[Figure scripts]
────────────────────
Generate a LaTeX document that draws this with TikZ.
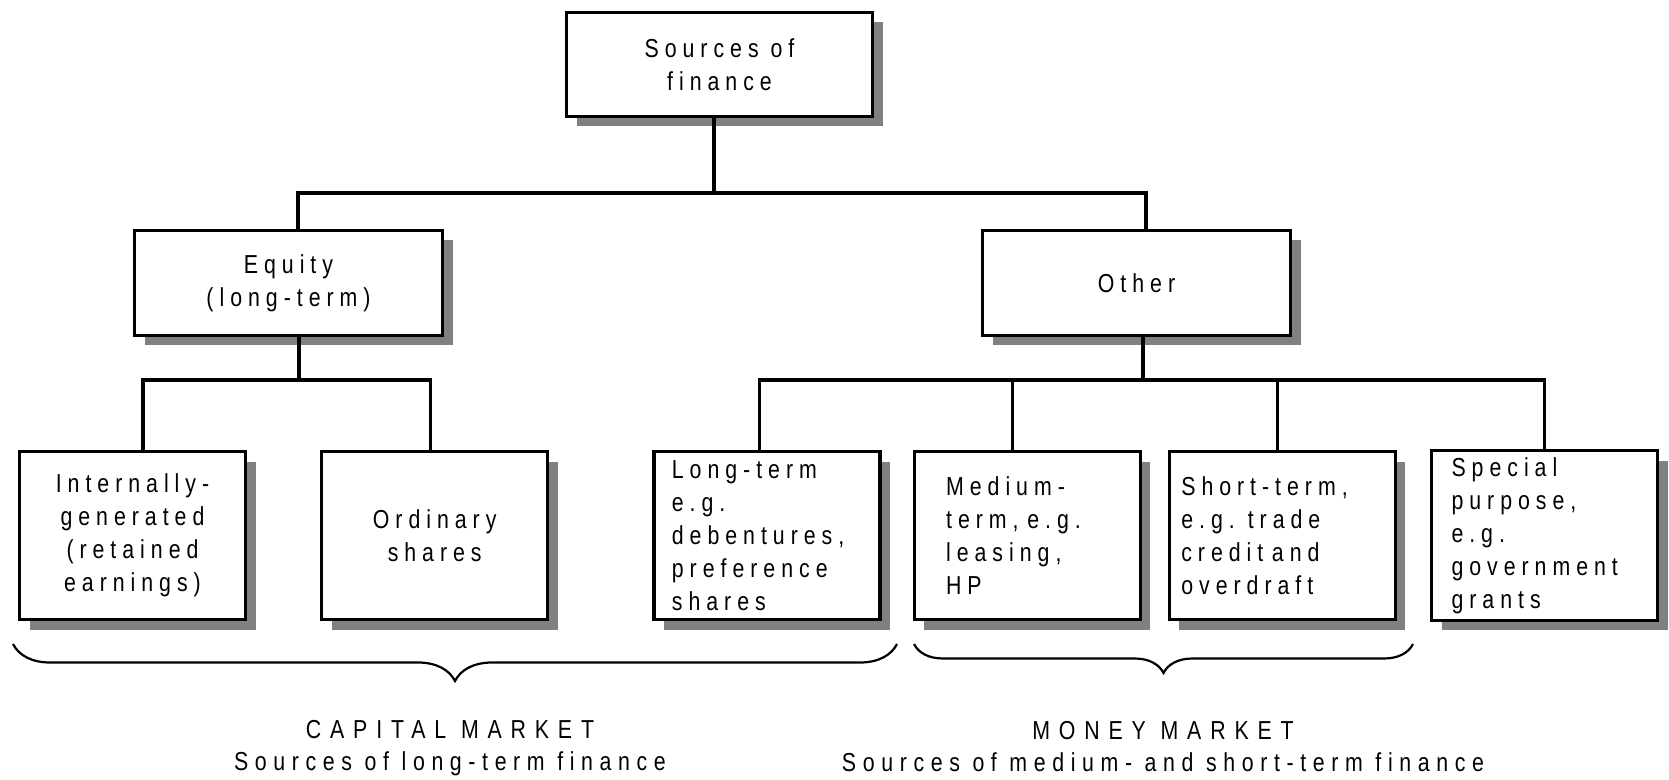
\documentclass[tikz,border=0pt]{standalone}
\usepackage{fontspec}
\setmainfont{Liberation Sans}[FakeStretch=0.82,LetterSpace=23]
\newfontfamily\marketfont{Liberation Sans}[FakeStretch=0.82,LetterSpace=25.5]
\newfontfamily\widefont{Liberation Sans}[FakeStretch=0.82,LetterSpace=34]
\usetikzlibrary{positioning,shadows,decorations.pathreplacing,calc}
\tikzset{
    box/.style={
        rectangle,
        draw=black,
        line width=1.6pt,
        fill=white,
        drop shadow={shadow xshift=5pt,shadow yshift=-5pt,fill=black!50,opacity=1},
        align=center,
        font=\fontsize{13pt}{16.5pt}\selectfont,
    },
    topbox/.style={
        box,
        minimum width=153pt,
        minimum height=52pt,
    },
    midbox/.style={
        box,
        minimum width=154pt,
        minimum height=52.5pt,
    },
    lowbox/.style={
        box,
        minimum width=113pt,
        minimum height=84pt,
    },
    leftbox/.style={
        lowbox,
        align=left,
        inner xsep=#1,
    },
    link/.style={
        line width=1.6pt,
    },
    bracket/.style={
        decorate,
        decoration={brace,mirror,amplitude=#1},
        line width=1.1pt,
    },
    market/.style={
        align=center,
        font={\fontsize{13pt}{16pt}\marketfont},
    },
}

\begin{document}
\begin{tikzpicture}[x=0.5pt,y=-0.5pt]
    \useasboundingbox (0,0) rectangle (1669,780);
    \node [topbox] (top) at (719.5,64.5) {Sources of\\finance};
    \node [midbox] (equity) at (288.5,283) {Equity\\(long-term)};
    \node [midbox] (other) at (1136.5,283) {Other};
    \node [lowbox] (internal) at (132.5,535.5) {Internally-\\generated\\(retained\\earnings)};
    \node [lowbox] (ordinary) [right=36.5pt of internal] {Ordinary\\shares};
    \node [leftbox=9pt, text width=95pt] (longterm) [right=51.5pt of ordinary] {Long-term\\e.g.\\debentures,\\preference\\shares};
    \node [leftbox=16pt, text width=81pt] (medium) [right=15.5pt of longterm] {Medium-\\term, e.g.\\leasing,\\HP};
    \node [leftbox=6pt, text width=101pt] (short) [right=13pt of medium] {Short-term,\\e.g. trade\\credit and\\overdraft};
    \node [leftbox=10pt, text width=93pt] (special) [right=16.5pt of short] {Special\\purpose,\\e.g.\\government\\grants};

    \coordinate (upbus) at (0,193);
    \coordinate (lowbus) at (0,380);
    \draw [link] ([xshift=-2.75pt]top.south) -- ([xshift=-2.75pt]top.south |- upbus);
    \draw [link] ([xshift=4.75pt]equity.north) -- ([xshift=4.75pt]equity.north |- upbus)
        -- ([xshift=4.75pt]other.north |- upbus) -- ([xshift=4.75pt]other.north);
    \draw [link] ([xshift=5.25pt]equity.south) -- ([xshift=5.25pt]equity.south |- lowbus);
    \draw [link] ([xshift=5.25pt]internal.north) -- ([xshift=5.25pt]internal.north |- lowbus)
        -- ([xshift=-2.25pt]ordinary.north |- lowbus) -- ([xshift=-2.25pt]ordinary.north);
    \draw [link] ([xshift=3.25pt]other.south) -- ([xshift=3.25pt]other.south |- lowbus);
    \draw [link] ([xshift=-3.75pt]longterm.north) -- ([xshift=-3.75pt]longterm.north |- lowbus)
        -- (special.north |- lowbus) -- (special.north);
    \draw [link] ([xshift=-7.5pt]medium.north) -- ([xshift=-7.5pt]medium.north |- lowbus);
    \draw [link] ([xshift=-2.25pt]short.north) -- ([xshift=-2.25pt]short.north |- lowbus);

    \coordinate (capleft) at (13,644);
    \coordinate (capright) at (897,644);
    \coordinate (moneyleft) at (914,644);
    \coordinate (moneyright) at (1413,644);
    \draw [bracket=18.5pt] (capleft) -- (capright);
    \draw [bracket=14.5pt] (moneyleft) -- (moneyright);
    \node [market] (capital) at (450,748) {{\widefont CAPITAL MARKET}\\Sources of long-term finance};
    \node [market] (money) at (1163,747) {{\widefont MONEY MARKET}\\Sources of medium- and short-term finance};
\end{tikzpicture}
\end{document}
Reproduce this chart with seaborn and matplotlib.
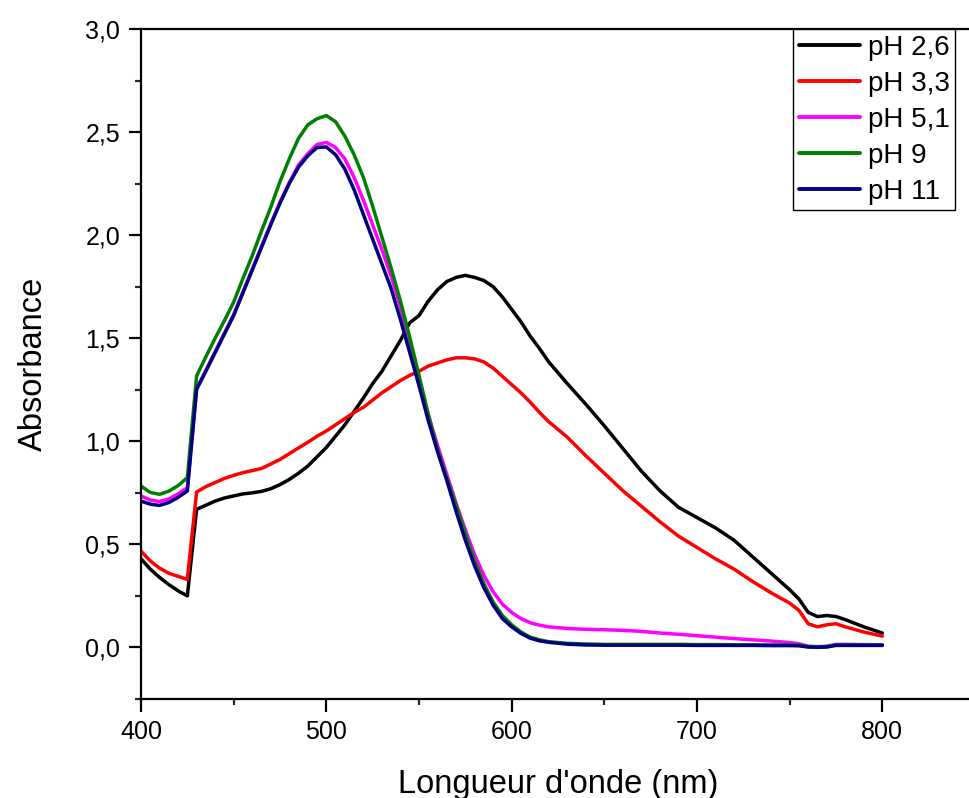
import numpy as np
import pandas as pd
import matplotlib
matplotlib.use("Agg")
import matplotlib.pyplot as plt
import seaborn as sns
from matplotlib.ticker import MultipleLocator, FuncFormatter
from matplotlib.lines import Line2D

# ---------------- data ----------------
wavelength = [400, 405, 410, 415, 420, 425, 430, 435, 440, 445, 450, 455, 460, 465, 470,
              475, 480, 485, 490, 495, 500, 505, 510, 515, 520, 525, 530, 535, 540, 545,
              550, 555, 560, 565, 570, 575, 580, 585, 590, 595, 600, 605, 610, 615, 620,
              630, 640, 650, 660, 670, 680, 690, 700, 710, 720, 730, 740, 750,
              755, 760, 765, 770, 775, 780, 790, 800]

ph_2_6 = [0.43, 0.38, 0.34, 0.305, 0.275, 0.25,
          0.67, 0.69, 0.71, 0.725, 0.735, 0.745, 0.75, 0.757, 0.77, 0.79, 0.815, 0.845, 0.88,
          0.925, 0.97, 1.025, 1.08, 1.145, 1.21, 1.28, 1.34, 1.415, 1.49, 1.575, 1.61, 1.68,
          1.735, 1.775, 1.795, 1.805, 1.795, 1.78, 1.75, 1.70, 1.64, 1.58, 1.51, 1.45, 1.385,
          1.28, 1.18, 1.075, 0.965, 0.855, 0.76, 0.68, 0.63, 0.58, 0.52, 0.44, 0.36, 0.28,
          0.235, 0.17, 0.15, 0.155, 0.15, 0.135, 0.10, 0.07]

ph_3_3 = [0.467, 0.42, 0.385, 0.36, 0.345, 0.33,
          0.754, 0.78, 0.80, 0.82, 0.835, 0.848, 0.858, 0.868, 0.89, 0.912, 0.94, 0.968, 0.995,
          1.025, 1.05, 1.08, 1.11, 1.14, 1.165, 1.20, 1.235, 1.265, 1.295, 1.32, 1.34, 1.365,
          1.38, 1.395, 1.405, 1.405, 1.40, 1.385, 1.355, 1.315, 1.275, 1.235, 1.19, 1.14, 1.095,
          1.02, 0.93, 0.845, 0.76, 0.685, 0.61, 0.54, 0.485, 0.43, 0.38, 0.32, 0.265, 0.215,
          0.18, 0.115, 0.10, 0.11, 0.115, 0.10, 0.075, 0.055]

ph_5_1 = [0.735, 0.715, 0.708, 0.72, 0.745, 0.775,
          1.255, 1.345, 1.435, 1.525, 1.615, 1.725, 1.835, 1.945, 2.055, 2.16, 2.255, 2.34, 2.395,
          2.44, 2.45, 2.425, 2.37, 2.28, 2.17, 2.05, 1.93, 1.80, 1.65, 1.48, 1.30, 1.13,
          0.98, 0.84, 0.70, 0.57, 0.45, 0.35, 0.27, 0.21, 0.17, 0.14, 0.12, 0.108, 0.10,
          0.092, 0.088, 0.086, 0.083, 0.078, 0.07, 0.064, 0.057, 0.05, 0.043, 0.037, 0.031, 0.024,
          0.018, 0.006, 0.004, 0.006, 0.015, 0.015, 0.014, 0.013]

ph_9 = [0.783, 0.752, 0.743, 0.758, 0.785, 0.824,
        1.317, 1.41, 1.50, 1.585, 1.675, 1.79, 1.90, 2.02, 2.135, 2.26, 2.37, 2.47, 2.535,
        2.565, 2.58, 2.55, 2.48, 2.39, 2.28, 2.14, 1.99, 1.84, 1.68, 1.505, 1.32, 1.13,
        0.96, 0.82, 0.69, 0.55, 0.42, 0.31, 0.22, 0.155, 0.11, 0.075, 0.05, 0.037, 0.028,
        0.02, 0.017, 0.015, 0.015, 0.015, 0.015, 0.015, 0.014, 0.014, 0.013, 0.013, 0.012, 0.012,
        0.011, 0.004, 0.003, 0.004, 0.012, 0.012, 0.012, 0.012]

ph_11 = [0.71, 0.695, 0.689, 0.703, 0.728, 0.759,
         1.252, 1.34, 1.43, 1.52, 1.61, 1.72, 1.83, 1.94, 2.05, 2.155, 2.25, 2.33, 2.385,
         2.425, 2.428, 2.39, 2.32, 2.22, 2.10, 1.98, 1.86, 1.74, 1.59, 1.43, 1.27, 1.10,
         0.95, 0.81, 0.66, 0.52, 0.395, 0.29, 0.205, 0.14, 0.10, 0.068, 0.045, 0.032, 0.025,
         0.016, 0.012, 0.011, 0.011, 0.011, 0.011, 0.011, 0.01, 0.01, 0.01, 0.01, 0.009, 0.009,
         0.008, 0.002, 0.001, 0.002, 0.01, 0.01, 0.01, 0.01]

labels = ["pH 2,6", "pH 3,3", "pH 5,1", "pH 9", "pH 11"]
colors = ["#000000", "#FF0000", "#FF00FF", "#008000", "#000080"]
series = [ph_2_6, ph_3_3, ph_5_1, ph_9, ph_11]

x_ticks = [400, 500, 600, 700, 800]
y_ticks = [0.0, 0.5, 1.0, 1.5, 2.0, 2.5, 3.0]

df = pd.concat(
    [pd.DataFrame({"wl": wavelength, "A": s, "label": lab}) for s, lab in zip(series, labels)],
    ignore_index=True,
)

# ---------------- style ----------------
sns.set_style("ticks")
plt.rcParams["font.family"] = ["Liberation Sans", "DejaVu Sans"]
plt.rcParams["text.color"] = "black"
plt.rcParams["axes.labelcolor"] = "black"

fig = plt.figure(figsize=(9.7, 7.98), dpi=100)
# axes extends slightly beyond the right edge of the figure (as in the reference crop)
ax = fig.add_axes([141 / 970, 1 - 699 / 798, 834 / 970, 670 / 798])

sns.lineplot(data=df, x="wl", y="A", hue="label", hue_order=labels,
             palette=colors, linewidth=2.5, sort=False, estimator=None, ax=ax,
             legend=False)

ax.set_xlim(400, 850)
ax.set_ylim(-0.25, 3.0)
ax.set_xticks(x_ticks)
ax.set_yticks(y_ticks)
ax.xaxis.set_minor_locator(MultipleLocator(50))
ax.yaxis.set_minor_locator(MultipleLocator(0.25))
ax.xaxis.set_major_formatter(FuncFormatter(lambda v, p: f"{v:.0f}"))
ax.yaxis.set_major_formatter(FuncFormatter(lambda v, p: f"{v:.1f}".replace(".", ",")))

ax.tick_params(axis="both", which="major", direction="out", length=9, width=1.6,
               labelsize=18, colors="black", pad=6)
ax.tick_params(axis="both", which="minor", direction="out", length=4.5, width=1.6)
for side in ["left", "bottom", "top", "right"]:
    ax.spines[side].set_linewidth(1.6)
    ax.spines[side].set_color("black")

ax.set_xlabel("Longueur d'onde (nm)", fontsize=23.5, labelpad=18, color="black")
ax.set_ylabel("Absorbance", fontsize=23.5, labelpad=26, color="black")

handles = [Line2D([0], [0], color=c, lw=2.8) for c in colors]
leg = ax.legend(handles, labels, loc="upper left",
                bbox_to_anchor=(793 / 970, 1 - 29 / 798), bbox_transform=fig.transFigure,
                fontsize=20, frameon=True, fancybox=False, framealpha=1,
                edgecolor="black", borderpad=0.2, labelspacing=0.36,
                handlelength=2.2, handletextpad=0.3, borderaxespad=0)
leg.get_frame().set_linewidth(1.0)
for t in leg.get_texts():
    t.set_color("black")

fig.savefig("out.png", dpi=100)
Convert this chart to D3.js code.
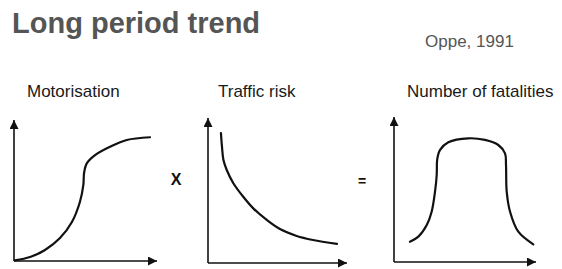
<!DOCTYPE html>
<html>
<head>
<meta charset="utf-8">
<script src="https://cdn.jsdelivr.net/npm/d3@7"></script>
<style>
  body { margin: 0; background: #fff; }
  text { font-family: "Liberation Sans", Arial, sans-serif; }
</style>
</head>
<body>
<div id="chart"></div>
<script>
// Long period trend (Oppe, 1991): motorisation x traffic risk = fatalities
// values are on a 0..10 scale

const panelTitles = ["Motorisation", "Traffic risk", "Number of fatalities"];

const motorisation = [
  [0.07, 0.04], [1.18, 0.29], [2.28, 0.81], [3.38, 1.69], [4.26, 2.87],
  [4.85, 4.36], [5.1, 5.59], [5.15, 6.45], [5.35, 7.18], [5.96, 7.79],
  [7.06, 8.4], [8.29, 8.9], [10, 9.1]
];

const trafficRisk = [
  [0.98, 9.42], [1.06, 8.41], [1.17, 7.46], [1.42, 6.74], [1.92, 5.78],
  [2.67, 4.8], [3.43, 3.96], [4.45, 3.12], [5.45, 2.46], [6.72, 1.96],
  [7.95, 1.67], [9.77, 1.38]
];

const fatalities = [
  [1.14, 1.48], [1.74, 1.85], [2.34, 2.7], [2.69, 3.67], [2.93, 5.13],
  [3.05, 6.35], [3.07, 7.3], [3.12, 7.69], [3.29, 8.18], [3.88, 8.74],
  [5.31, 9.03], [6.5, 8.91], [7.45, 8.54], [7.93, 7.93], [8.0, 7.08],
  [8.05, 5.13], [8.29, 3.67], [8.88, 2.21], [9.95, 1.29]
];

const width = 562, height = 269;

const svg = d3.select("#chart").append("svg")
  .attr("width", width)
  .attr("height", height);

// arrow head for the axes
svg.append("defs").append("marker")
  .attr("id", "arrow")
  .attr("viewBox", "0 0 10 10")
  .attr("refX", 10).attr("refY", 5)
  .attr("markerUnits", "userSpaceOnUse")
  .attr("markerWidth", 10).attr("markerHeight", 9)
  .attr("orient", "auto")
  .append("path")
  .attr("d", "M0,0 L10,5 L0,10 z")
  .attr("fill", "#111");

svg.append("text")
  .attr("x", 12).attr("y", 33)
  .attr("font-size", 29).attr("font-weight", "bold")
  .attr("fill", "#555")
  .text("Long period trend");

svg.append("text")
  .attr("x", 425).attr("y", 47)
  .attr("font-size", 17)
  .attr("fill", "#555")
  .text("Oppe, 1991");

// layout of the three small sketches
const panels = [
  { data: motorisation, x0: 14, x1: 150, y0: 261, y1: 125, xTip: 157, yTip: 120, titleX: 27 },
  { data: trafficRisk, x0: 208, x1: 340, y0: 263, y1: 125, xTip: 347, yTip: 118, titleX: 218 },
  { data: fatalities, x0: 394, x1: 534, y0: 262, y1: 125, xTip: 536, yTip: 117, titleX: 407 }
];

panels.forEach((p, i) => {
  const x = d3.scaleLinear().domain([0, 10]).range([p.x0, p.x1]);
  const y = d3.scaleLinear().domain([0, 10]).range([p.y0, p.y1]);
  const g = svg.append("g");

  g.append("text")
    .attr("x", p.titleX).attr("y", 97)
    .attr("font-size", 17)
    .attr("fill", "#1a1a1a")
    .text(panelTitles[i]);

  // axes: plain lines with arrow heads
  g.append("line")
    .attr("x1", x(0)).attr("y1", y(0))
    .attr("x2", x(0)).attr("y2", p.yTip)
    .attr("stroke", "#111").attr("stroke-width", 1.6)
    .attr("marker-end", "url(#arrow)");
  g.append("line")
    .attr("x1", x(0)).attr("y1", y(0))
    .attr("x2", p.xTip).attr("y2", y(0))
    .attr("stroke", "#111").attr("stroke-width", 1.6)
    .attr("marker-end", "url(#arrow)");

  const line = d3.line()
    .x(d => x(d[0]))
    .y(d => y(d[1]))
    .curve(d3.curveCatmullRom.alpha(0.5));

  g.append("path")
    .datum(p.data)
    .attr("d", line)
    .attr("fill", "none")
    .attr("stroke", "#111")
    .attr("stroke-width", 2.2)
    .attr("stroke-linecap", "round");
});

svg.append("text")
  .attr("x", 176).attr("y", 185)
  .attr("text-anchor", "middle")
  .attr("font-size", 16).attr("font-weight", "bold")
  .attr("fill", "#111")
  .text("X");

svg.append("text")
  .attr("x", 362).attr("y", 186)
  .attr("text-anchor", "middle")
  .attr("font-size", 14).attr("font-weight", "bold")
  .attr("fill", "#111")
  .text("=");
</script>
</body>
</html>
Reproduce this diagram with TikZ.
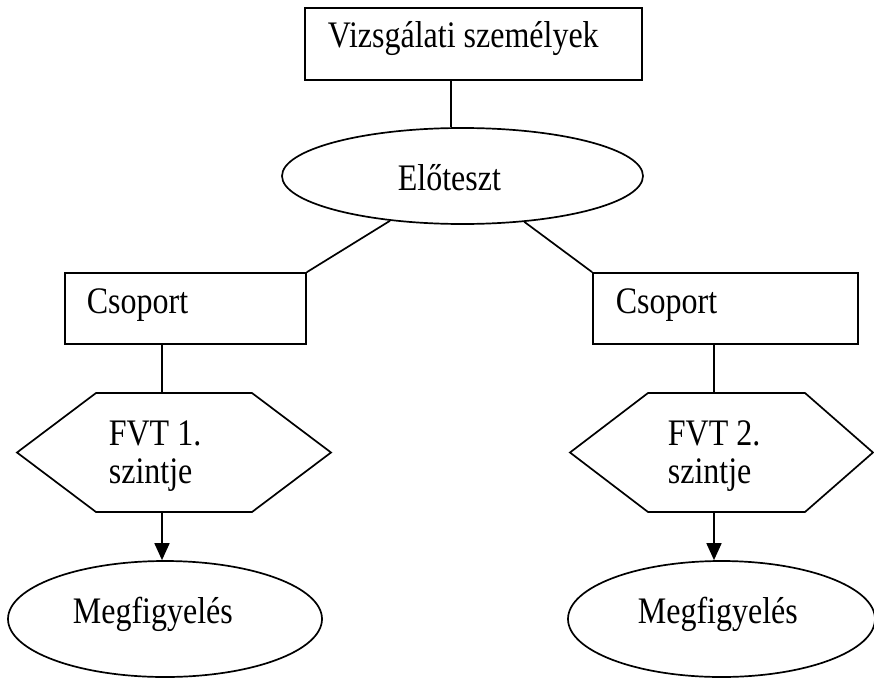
────────────────────
Your instructions: Exactly as they appear, write out the lines from the one containing "Reproduce this chart" down to the one containing "from matplotlib.lines import Line2D", both included. Pictures are left out.

Written answer:
Reproduce this chart with seaborn and matplotlib.
import numpy as np
import pandas as pd
import matplotlib
matplotlib.use("Agg")
import matplotlib.pyplot as plt
import seaborn as sns
from matplotlib.ticker import MultipleLocator, FuncFormatter
from matplotlib.lines import Line2D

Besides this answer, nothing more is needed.